Not too long
ago, our supplier for eel fry and wild Atlantic salmon, Dai, had taken me to
see authentic Welsh fishing as well as elver fishing at The River Severn. My
wish to also see traditional salmon fishing at his turf – the River Severn –
ever since our conversation in his car has finally come true.
My guide
this time around was Horace Cook, a father of Richard, CEO of Severn & Wye
Smokery, where Dai acts as an ambassador. Since the foundation of the company,
Richard and him have predominantly dealt locally caught salmon and eel fry as
well as those caught in Wales or suburbs of Bristol, cities with good
transporting connection to Gloucester where the company situates. While the
main focus is to produce smoked products from eel or salmon, their business is
highly diversified, extends to being a fishmonger, a restaurateur and farming
eel fry. There’s also a successful project, which we were lucky enough to
participate once, to use hands of local kids to release farmed eel elvers into
a lake in Wales every year, where the specie is already extinct. All drainage,
a byproduct of a processing plant, is sprinkled at the company’s farm,
encouraging healthy and rapid growth of pasture, allowing 4 harvests a year.
A method
used in salmon fishing is called putcher fishing; cone-shaped baskets are set
between stakes placed 20 meters from the shoulder of the river, facing upper
stream. Salmon, before heading upstream, hovers in brackish water zone for some
time, in order to familiarise and become able to shift from seawater to fresh
water. A head of salmon is trapped in the cone-shaped basket as it enters the
contrived device while swimming downwards to the sea along powerful oceanic
current, simply becomes unable to exit due to heavy force generated by stream
from behind.
A legend or
a folklore regarding salmon exists everywhere and always a delight to
encounter. Contemporary version of the putcher fishing’s basket is metallic, as
oppose to an original basket made out of twigs of indigenous plants of Britain
picked from the hedge. By tracing back the family-line of current fishermen, a
data will prove the ancestors fished at exact same spot as far back as 400
years ago, and a record also shows this particular fishing tradition dates back
to the Roman era.
Horace says
the current Salmon fishing licence at the River Severn given by the British
authority only retains its validity until the end of this generation and will
not be passed on to the next. Dai regularly mentions overall numbers of
upstreaming salmon in the river almost reaching the standard of old days, as
well as natural resource is recovering in good rate. It is saddening that,
nonetheless, a tradition with hundreds of years of history will be lost, in the
good name of pro-environmental movement.
天然の大西洋鮭や鰻の稚魚を提供してもらっているDai氏には、以前ウェールズの伝統漁業やSevern川での稚鰻漁を見せてもらいに行きました。彼と以前車の中で話しをしていたときから気になっていた、彼の本拠地であるSevern川で行われている鮭漁も是非見てみたいと言っていたのがようやく適いました。

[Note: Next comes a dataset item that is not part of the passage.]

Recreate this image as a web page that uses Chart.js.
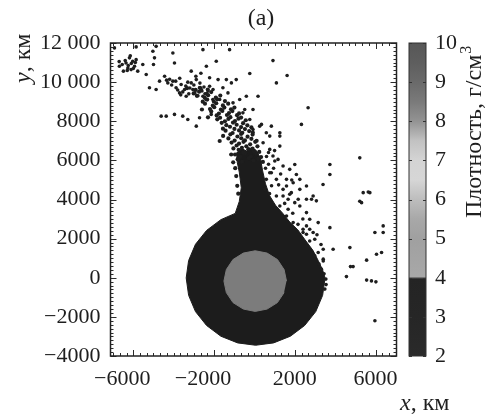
<!DOCTYPE html>
<html>
<head>
<meta charset="utf-8">
<script src="https://cdn.jsdelivr.net/npm/chart.js@4.4.1/dist/chart.umd.min.js"></script>
<style>
  html, body { margin: 0; padding: 0; background: #fff; }
  #wrap { width: 494px; height: 416px; }
</style>
</head>
<body>
<div id="wrap"><canvas id="impactChart" width="494" height="416"></canvas></div>
<script>
// axis ticks (km) and the labels printed for them
const xTicks = [-6000, -2000, 2000, 6000];
const xTickLabels = ['−6000', '−2000', '2000', '6000'];
const yTicks = [-4000, -2000, 0, 2000, 4000, 6000, 8000, 10000, 12000];
const yTickLabels = ['−4000', '−2000', '0', '2000', '4000', '6000', '8000', '10 000', '12 000'];
const densityTicks = [2, 3, 4, 5, 6, 7, 8, 9, 10];

// density colour bar: g/cm3 -> grey
const densityLevels = [2, 3, 3.97, 4.03, 4.5, 5, 5.5, 6, 6.5, 7, 7.5, 8, 8.5, 9, 9.5, 10];
const densityGreys = ['#2a2a2a', '#262626', '#242424', '#a8a8a8', '#a4a4a4', '#a0a0a0', '#a8a8a8', '#bdbdbd',
  '#d6d6d6', '#d4d4d4', '#c2c2c2', '#939393', '#7a7a7a', '#6a6a6a', '#5e5e5e', '#575757'];

// mantle outline (km), running up into the solid base of the tail
const mantleEdge = [
  [-880, 6400], [-850, 5900], [-750, 5400], [-650, 4600], [-750, 3900], [-950, 3290],
  [-1660, 2970], [-2370, 2420], [-2920, 1710], [-3260, 880], [-3380, -10], [-3260, -900],
  [-2920, -1730], [-2370, -2440], [-1660, -2990], [-830, -3330], [60, -3450], [950, -3330],
  [1780, -2990], [2490, -2440], [3040, -1730], [3380, -900], [3500, -10], [3380, 400],
  [3150, 900], [2900, 1400], [2500, 1950], [2150, 2450], [1750, 2850], [1400, 3300],
  [1050, 3700], [750, 4200], [550, 4800], [400, 5500], [300, 6100], [100, 6500], [-150, 6650],
  [-400, 6480], [-650, 6620]
];

// iron core outline (km)
const coreEdge = [
  [1590, -170], [1470, 420], [1140, 930], [630, 1260], [40, 1380], [-550, 1260], [-1060, 930],
  [-1390, 420], [-1510, -170], [-1390, -760], [-1060, -1270], [-550, -1600], [40, -1720],
  [630, -1600], [1140, -1270], [1470, -760]
];

// ejected particles (km)
const upperArc = [
  [-6935, 11750], [-6690, 10810], [-6490, 10560], [-6360, 10980], [-6190, 11240], [-6030, 11070],
  [-5940, 10810], [-6110, 10640], [-5860, 11150], [-6270, 10720], [-5780, 10560], [-5860, 11800],
  [-5530, 10900], [-5360, 10390], [-5030, 11580], [-4950, 11240], [-5000, 10900], [-4870, 11830],
  [-4700, 10050], [-5200, 9710], [-4870, 9620], [-4450, 10300], [-4290, 9960], [-4040, 11490],
  [-3960, 10980], [-4040, 10050], [-3880, 9710], [-3630, 9880], [-3710, 9450], [-3460, 9620],
  [-3380, 9280], [-3130, 10560], [-3130, 9960], [-3050, 9620], [-2880, 10130], [-2720, 9710],
  [-2550, 9280], [-2390, 9110], [-2220, 9790], [-2060, 9110], [-4620, 8260], [-4370, 8260],
  [-3960, 8350], [-3550, 8260], [-3300, 8090], [-2880, 7750], [-2720, 8180], [-2140, 8350],
  [-6400, 11100], [-6250, 10850], [-6100, 10950], [-6000, 10700], [-6300, 10600], [-6550, 10900],
  [-5900, 11000], [-6150, 11350], [-6700, 11050],
  [-4200, 10150], [-4100, 9850], [-3900, 10050], [-3800, 9600], [-3700, 10200], [-3550, 9500],
  [-3400, 9800], [-3300, 10000], [-3250, 9400], [-3200, 9700], [-3000, 9850], [-2950, 9450],
  [-2800, 9300], [-2700, 9950], [-2600, 9550], [-2500, 9750], [-2450, 9400], [-2300, 9550],
  [-4350, 10100], [-3650, 9350], [-2900, 10300], [-2650, 10450],
  [-2550, 11660], [-2380, 10810], [-2630, 9620], [-2220, 10220], [-1800, 10130], [-1560, 9710],
  [-1390, 10130], [-1140, 9960], [-900, 10130], [-1230, 11660], [-1890, 11070], [-2050, 9620],
  [-1720, 9110], [-1310, 9450], [-1060, 8940], [-730, 9110], [-400, 9280], [-230, 10440]
];

// speckled column above the solid tail base
const tailBand = [
  [-830, 6060], [-610, 5930], [-280, 6110], [-40, 5990], [190, 6080], [420, 5920],
  [-960, 6300], [-700, 6180], [-470, 6360], [-180, 6210], [90, 6340], [330, 6170],
  [-780, 6540], [-560, 6400], [-300, 6570], [-20, 6470], [240, 6430],
  [-1040, 6610], [-880, 6760], [-620, 6640], [-400, 6720], [-90, 6600], [150, 6720],
  [-1130, 6910], [-760, 6860], [-540, 6950], [-210, 6820], [40, 6950],
  [-1290, 7120], [-980, 7010], [-650, 7130], [-470, 7020], [-150, 7100], [110, 7000],
  [-1190, 7330], [-840, 7220], [-660, 7350], [-340, 7210], [-90, 7320],
  [-1430, 7520], [-1080, 7400], [-760, 7530], [-600, 7410], [-260, 7500], [-80, 7420],
  [-1560, 7620], [-1210, 7720], [-990, 7610], [-660, 7700], [-470, 7600], [-150, 7690],
  [-1620, 7920], [-1390, 7800], [-1060, 7930], [-880, 7820], [-560, 7900], [-350, 7790],
  [-1840, 8100], [-1460, 8000], [-1290, 8120], [-960, 8010], [-790, 8130], [-430, 8050],
  [-1870, 8300], [-1700, 8180], [-1360, 8320], [-1190, 8210], [-860, 8310], [-660, 8190],
  [-2140, 8500], [-1760, 8390], [-1590, 8530], [-1260, 8420], [-1090, 8520], [-760, 8400],
  [-2200, 8620], [-1990, 8720], [-1660, 8600], [-1490, 8700], [-1160, 8610], [-990, 8700],
  [-2450, 8900], [-2060, 8800], [-1890, 8920], [-1560, 8810], [-1300, 8900],
  [-2560, 9000], [-2340, 9110], [-2010, 9010], [-1840, 9120], [-1460, 9030],
  [-2850, 9300], [-2460, 9200], [-2290, 9330], [-1910, 9210], [-1690, 9310],
  [-3010, 9420], [-2740, 9510], [-2360, 9400], [-2140, 9490],
  [-3340, 9690], [-2910, 9600], [-2690, 9710], [-2310, 9620],
  [-1720, 6990], [-1150, 6300], [-1050, 5900], [-950, 5600], [-900, 5200], [-850, 4700],
  [-800, 4300], [-1550, 7250], [-2300, 8200], [-2600, 8600]
];

const sideSpray = [
  [430, 6900], [590, 7410], [760, 6560], [920, 6220], [1170, 6050], [1260, 6730], [1420, 5710],
  [1750, 5540], [2000, 5790], [2080, 5280], [2250, 5030], [2580, 4690], [2910, 4180], [1590, 4690],
  [1830, 4350], [1420, 4180], [1670, 4010], [1090, 5030], [840, 5370], [590, 5030], [510, 4520],
  [760, 5370], [1010, 5970], [1090, 4180], [1420, 4520], [1590, 5030], [1920, 4860], [2250, 4520],
  [2580, 4010], [700, 5800], [600, 6200], [850, 4700], [1200, 4750], [950, 5600], [550, 5600],
  [750, 4300], [1300, 5300], [1850, 5000], [700, 6400], [1000, 6500], [-70, 7580], [350, 7840],
  [-480, 8600], [760, 7240], [180, 9280], [260, 7750], [-70, 8600], [-230, 8090], [-570, 8430],
  [1260, 7410], [840, 7750], [1260, 7240],
  [2250, 3670], [2580, 3330], [2740, 2480], [2990, 1970], [2740, 2990], [2160, 2730], [2410, 2310],
  [2000, 3840], [1670, 3500], [2580, 2650], [2910, 2310], [3160, 1290], [2990, 1120], [3320, 440],
  [3540, -70], [3490, -580], [1260, 3670], [1590, 3160], [1920, 2820], [2410, 2480], [2580, 2220],
  [2740, 1880], [3410, 950], [3300, 1700], [3100, 2200], [2400, 3000], [1900, 3300], [1500, 3800],
  [3450, 200], [3200, 700], [3550, -350], [2170, 4010], [1750, 4270], [2830, 4010], [3070, 3930]
];

const farDebris = [
  [920, 11100], [1090, 9960], [1620, 10340], [2660, 8690], [2330, 7840],
  [3400, 4770], [3740, 5790], [3740, 5280], [5220, 6130], [5390, 4350], [5640, 4380], [5720, 4350],
  [5220, 3910], [5310, 3840], [6380, 2650], [5970, 2310], [6380, 2310], [3160, 2820], [3740, 2560],
  [3410, 1460], [3900, 1460], [4730, 1540], [3410, 860], [4760, 570], [4890, 570], [4560, 60],
  [5560, 900], [6050, 1200], [6300, 1290], [5560, -120], [5800, -160], [6020, -210], [5970, -2200]
];

const SERIF = '"Liberation Serif", "DejaVu Serif", serif';
const INK = '#1e1e1e';

const toXY = list => list.map(([x, y]) => ({ x, y }));

const outlineSet = (pts, color, order) => ({
  data: toXY(pts),
  showLine: true,
  fill: 'shape',
  backgroundColor: color,
  borderColor: color,
  borderWidth: 1,
  pointRadius: 0,
  order: order
});

const particleSet = (pts, r = 1.8) => ({
  data: toXY(pts),
  pointRadius: r,
  pointBackgroundColor: INK,
  pointBorderWidth: 0,
  order: 1
});

// frame, inward tick marks, colour bar and titles
const decorations = {
  id: 'decorations',
  beforeDraw(chart) {
    const ctx = chart.ctx;
    ctx.save();
    ctx.fillStyle = '#fff';
    ctx.fillRect(0, 0, chart.width, chart.height);
    ctx.restore();
  },
  afterDraw(chart) {
    const { ctx, chartArea: a, scales } = chart;
    const sx = scales.x, sy = scales.y, sc = scales.c;
    ctx.save();

    // tick marks on all four sides, pointing inwards
    ctx.strokeStyle = '#2b2b2b';
    ctx.lineWidth = 1;
    ctx.beginPath();
    for (let v = -4000; v <= 12000; v += 200) {
      const p = Math.round(sy.getPixelForValue(v)) + 0.5;
      const len = yTicks.includes(v) ? 6 : 3;
      ctx.moveTo(a.left, p); ctx.lineTo(a.left + len, p);
      ctx.moveTo(a.right, p); ctx.lineTo(a.right - len, p);
    }
    for (let k = -24; k <= 24; k++) {
      const v = k * 1000 / 3;
      if (v < sx.min || v > sx.max) continue;
      const p = Math.round(sx.getPixelForValue(v)) + 0.5;
      const len = (k + 18) % 12 === 0 ? 6 : 3;
      ctx.moveTo(p, a.bottom); ctx.lineTo(p, a.bottom - len);
      ctx.moveTo(p, a.top); ctx.lineTo(p, a.top + len);
    }
    ctx.stroke();

    ctx.lineWidth = 1.5;
    ctx.strokeStyle = '#222';
    ctx.strokeRect(a.left, a.top, a.right - a.left, a.bottom - a.top);

    // colour bar on the hidden density scale
    const top = sc.getPixelForValue(10), bottom = sc.getPixelForValue(2);
    const bx = a.right + 12.5, bw = 17;
    const grad = ctx.createLinearGradient(0, bottom, 0, top);
    densityLevels.forEach((v, i) => {
      grad.addColorStop((bottom - sc.getPixelForValue(v)) / (bottom - top), densityGreys[i]);
    });
    ctx.fillStyle = grad;
    ctx.fillRect(bx, top, bw, bottom - top);
    ctx.lineWidth = 1;
    ctx.strokeStyle = '#333';
    ctx.strokeRect(bx, top, bw, bottom - top);
    ctx.beginPath();
    densityTicks.forEach(v => {
      const p = Math.round(sc.getPixelForValue(v)) + 0.5;
      ctx.moveTo(bx, p); ctx.lineTo(bx + 3, p);
      ctx.moveTo(bx + bw, p); ctx.lineTo(bx + bw - 3, p);
    });
    ctx.stroke();

    ctx.fillStyle = INK;
    ctx.font = '22px ' + SERIF;
    ctx.textAlign = 'left';
    ctx.textBaseline = 'middle';
    densityTicks.forEach(v => ctx.fillText(String(v), bx + bw + 9, sc.getPixelForValue(v)));

    // titles
    ctx.textBaseline = 'alphabetic';
    ctx.textAlign = 'center';
    ctx.font = '24px ' + SERIF;
    ctx.fillText('(a)', 261, 25);

    ctx.textAlign = 'left';
    ctx.font = 'italic 24px ' + SERIF;
    ctx.fillText('x', 400, 410);
    let w = ctx.measureText('x').width;
    ctx.font = '24px ' + SERIF;
    ctx.fillText(', км', 400 + w, 410);

    ctx.save();
    ctx.translate(30, 83);
    ctx.rotate(-Math.PI / 2);
    ctx.font = 'italic 24px ' + SERIF;
    ctx.fillText('y', 0, 0);
    w = ctx.measureText('y').width;
    ctx.font = '24px ' + SERIF;
    ctx.fillText(', км', w, 0);
    ctx.restore();

    ctx.save();
    ctx.translate(481, 218);
    ctx.rotate(-Math.PI / 2);
    ctx.font = '24px ' + SERIF;
    ctx.fillText('Плотность, г/см', 0, 0);
    w = ctx.measureText('Плотность, г/см').width;
    ctx.font = '16px ' + SERIF;
    ctx.fillText('3', w + 1, -10);
    ctx.restore();

    ctx.restore();
  }
};

const tickFont = { family: SERIF, size: 22 };

new Chart(document.getElementById('impactChart'), {
  type: 'scatter',
  data: {
    datasets: [
      outlineSet(coreEdge, '#7c7c7c', 0),
      particleSet(upperArc),
      particleSet(tailBand, 2.1),
      particleSet(sideSpray),
      particleSet(farDebris),
      outlineSet(mantleEdge, '#1c1c1c', 3)
    ]
  },
  options: {
    responsive: false,
    animation: false,
    events: [],
    layout: { padding: { left: 30, right: 97.5, top: 43, bottom: 13.6 } },
    plugins: { legend: { display: false }, tooltip: { enabled: false } },
    scales: {
      x: {
        type: 'linear', min: -7130, max: 7040,
        grid: { display: false, drawTicks: false },
        border: { display: false },
        afterBuildTicks: s => { s.ticks = xTicks.map(v => ({ value: v })); },
        ticks: {
          font: tickFont, color: INK, padding: 10, maxRotation: 0, autoSkip: false,
          // negative labels keep their digits centred, the minus hangs left
          callback: v => xTickLabels[xTicks.indexOf(v)] + (v < 0 ? '\u2003' : '')
        }
      },
      y: {
        type: 'linear', min: -4000, max: 12000,
        grid: { display: false, drawTicks: false },
        border: { display: false },
        afterBuildTicks: s => { s.ticks = yTicks.map(v => ({ value: v })); },
        ticks: {
          font: tickFont, color: INK, padding: 10, autoSkip: false,
          callback: v => yTickLabels[yTicks.indexOf(v)]
        }
      },
      c: {
        axis: 'y', type: 'linear', position: 'right', min: 2, max: 10,
        display: false
      }
    }
  },
  plugins: [decorations]
});
</script>
</body>
</html>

鮭漁の仕掛けはPutcher fishingと呼ばれ、バスケットと呼ばれる円錐形の籠が川岸から約20mほどの間に立てられた杭の間に複数上流を向けて備え付けられていました。鮭は川に登る前に汽水域でしばらくの間少しずつ海水から淡水に体をなじませるために行ったりきたりするそうですが、強い海流と共に海に下る最中ににその仕掛けの中に体が入ると円錐形の籠に頭をとられ、後方からの流れに押されて逃げ出すことができなくなるようになっているという極めてシンプルなものでした。
Horace 氏の話では現在、英国の政府から与えられているSevern川での鮭漁のライセンスは今の漁師の代で最後となり、次の世代には受け継がれないそうです。Dai氏にいつも聞いていますが川全体の鮭の遡上数は昔の水準まで戻ってきており、資源は回復しているにもかかわらず、環境保護などの観点から折角何百年も続いた伝統を絶やすことは悲しいことです。